DTC is also playing a significant role in supporting the Unified Forecast System (UFS).  The UFS is a key component of NOAA’s effort to share code with the community and implement model improvements with the envisioned EPIC framework acting as its software and platform support.  In addition to supporting UFS workshops, DTC is also helping to develop and manage the Common Community Physics Package (CCPP), which includes a framework and physics schemes for the atmospheric portion of UFS, and METPlus, which is used for validation and verification in the UFS system.

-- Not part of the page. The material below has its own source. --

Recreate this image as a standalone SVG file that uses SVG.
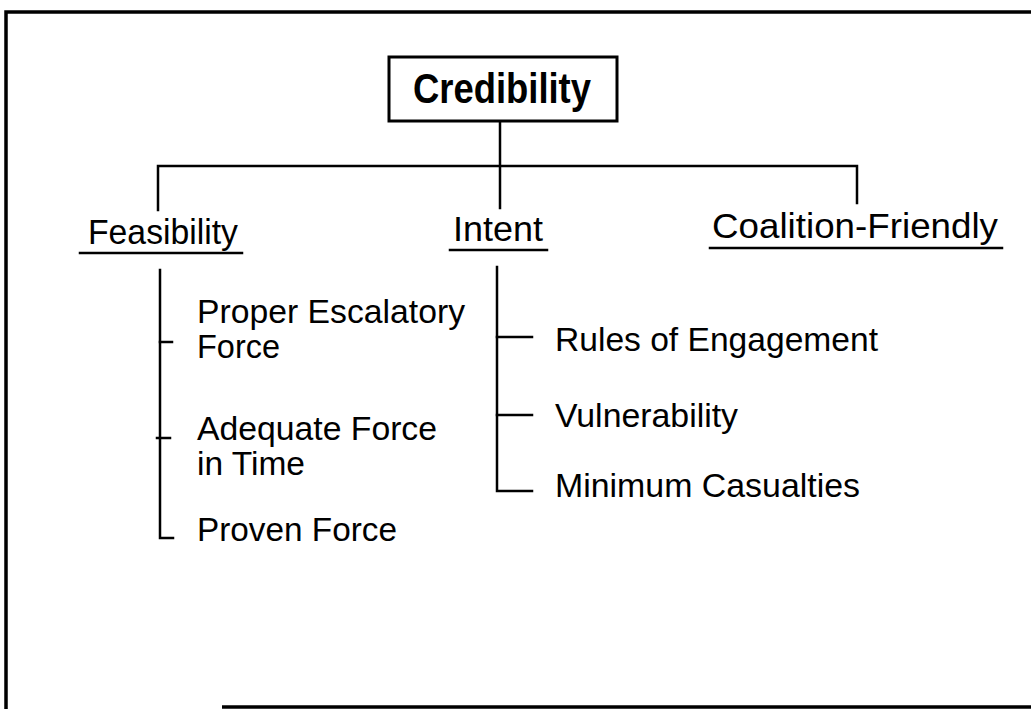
<svg xmlns="http://www.w3.org/2000/svg" width="1031" height="709" viewBox="0 0 1031 709">
<style>
.bg{fill:#fff}
.ln{stroke:#000;stroke-width:2.5;fill:none;stroke-linecap:square}
.frame{stroke:#000;stroke-width:3.5;fill:none}
.t{font-family:"Liberation Sans",Arial,sans-serif;fill:#000}
.title{font-size:42px;font-weight:bold}
.head{font-size:35px}
.sub{font-size:33px}
</style>
<rect class="bg" x="0" y="0" width="1031" height="709"/>
<g id="frame">
<path class="frame" d="M6,709 V12 H1031"/>
<path class="frame" d="M222,707 H1031"/>
</g>
<g id="connectors">
<line class="ln" x1="500" y1="121" x2="500" y2="208"/>
<path class="ln" d="M158,210 V166 H857 V203"/>
<path class="ln" d="M160,270 V538 H173"/>
<line class="ln" x1="160" y1="342" x2="172" y2="342"/>
<line class="ln" x1="157" y1="438" x2="170" y2="438"/>
<path class="ln" d="M497,267 V491 H532"/>
<line class="ln" x1="497" y1="337" x2="532" y2="337"/>
<line class="ln" x1="497" y1="415" x2="532" y2="415"/>
</g>
<g id="node-credibility">
<rect x="389" y="57" width="228" height="64" fill="#fff" stroke="#000" stroke-width="3"/>
<text class="t title" x="413" y="103" textLength="178" lengthAdjust="spacingAndGlyphs">Credibility</text>
</g>
<g id="node-feasibility">
<text class="t head" x="88" y="244" textLength="150" lengthAdjust="spacingAndGlyphs">Feasibility</text>
<line class="ln" x1="80" y1="253" x2="242" y2="253"/>
</g>
<g id="node-intent">
<text class="t head" x="453" y="241" textLength="90" lengthAdjust="spacingAndGlyphs">Intent</text>
<line class="ln" x1="450" y1="250" x2="547" y2="250"/>
</g>
<g id="node-coalition">
<text class="t head" x="712" y="238" textLength="286" lengthAdjust="spacingAndGlyphs">Coalition-Friendly</text>
<line class="ln" x1="710" y1="248" x2="1002" y2="248"/>
</g>
<g id="node-proper">
<text class="t sub" x="197" y="323" textLength="268" lengthAdjust="spacingAndGlyphs">Proper Escalatory</text>
<text class="t sub" x="197" y="358" textLength="83" lengthAdjust="spacingAndGlyphs">Force</text>
</g>
<g id="node-adequate">
<text class="t sub" x="197" y="440" textLength="240" lengthAdjust="spacingAndGlyphs">Adequate Force</text>
<text class="t sub" x="197" y="475" textLength="108" lengthAdjust="spacingAndGlyphs">in Time</text>
</g>
<g id="node-proven">
<text class="t sub" x="197" y="541" textLength="200" lengthAdjust="spacingAndGlyphs">Proven Force</text>
</g>
<g id="node-rules">
<text class="t sub" x="555" y="351" textLength="323" lengthAdjust="spacingAndGlyphs">Rules of Engagement</text>
</g>
<g id="node-vulnerability">
<text class="t sub" x="555" y="427" textLength="183" lengthAdjust="spacingAndGlyphs">Vulnerability</text>
</g>
<g id="node-minimum">
<text class="t sub" x="555" y="497" textLength="305" lengthAdjust="spacingAndGlyphs">Minimum Casualties</text>
</g>
</svg>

The UFS-R2O Project is a subset of the UFS supported by NOAA that focuses on the transfer of innovations into operations, see the lower part of the funnel. EPIC is a new NOAA initiative that will be providing infrastructure and user support. (Image from NOAA/NWS/OSTI-Modeling.)

 

To build a successful entity, both UFS and EPIC need to coordinate closely with academic, research labs, private companies and across multiple agencies. Fortunately, DTC already does this in their everyday work.  NOAA should leverage DTC’s deep expertise in model development and verification, broadening software accessibility, and building R2O/O2R collaborative teams to ensure EPIC’s success.

As a professor at University of North Dakota (UND), I had the pleasure of working with DTC in multiple capacities.  From 2015-2016, a graduate student and I collaborated with DTC through the DTC Visitor Program on a project focused on convective-allowing model verification using MODE. It was a great introduction to the many useful tools developed and supported by DTC.  I collaborated again through the Big Weather Web project and development of a containerized version of WRF, which is still used in numerics classes at UND.  Most recently, I have served for two years as an academic member of the DTC Scientific Advisory Board.  Now that I am the Director of MMM, I look forward to continued collaborations in my new role.